2020年5月30日

【ゴム・樹脂コンベヤベルト特集】ニッタ
FDA対応ゴム製ベルト

FDA対応ゴム製ベルト
ベルトの搬送力UP

ニッタが手掛ける搬送用ベルト事業を取り巻く需要環境については、新型コロナウイルス感染拡大の影響もあり、2020年3月期末までは、主だった業種においてのみ需要減退傾向が見られたものの、4月以降になってからは全体的な需要の衰えとなって影響を受けている。自動車の販売不振によって鉄鋼、部品産業などが低調に推移。同社ではこの状況について、直接的な影響として今後も続くとみている。工作機械をはじめとした投資の先送り感も強まっており、比較的安定していた物流や食品分野などについてもマイナス面の影響を懸念。海外工場の国内回帰による需要も見込めるが、直近のプラス要因としての期待値は低い。

現状でもスーパーやコンビニなどといった中食産業向けは上向いているものの、その一方で、学校の休校により給食産業は完全に沈黙。現場でのベルト取り付け工事の場面においても制限が課せられるなど、一概に食品需要が上昇基調をたどっているとは言えない。物流分野については、宅配個数の増加傾向は近年顕著であり、その傾向は続いているものの、その一方で自動車産業向けを中心とした工業用部品などの物流需要は減少。全体の消費の見通しは、景気の動向が握っている局面にある状況が色濃い。

新型コロナウイルスの感染拡大の影響により、「FOOMA JAPAN2020大阪(国際食品工業展)」の中止が決まったが、主催者である日本食品機械工業会では、公式ウェブサイトにおいて出展を予定していた出展社の製品・サービスを紹介する企画を準備中。同社では、会場においてオーダーメードで特定ユーザーに提供していた特殊加工ならびに標準タイプをバージョンアップさせた新製品を展示し、来場者にソリューション提案などを行う予定で準備を進めてきた。同工業会が準備中のウェブ紹介では、それらを含めて出展を予定していた食品容器搬送用ベルト、食品搬送用トラフベルト、紙ストロー紙管巻きベルト、新型ベルト蛇行防止ガイド、ブルーカーブコンベヤ、高機能ベルト新製品、HACCPモニタリング製品、ISO法迅速検査試薬、ルミノメーターなど。
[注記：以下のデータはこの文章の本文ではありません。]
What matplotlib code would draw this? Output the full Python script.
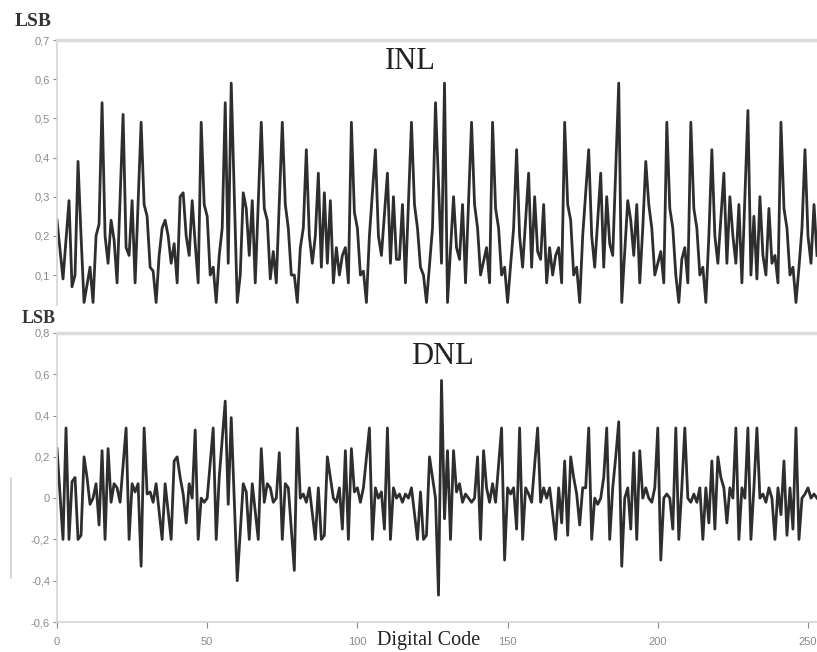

見どころとして食品パッケージや、紙ストローなどの紙工製品の製造工程にグリップ力と耐久性を備えた合成ゴムを採用しているベルト。食の安全からFDA対応のゴム製のベルトを順次開発製品化。また味噌、醤油の蒸した大豆、米飯などの搬送や、ブロイラーの小バラシ工程の搬送用などのベルトの搬送力アップの高張力化製品。

新型コロナウイルスの感染拡大の終息後の状況の見通しは立たないものの、一部業界からの特別需要も予想され、そういった案件を取り逃さないように同社では着実に対処していく。物流などといった今後も伸びが期待できる業界と、内需型業界であり、比較的安定した分野に新製品を投入することで、既存の需要業界への深耕にも積極的に取り組んでいく。

今後に向けては、コロナ感染防止に向けた自粛の成り行き次第でもあり、業績に受ける影響は予測できない。仕事の内容も在宅勤務でこなす体制が一般的になりつつあるが、「ビジネスの形となって見えてきたのがお客様や社内業務の非接触型対応のあり方。マイナス面も大きいが、見方を変えれば、時間や経費の削減が可能な体制であり、お客様のお困り事を整理し、周辺営業ツールを整備しながら、フレキシブルな姿勢で今後の事業の成長に向けて取り組む」(同社)。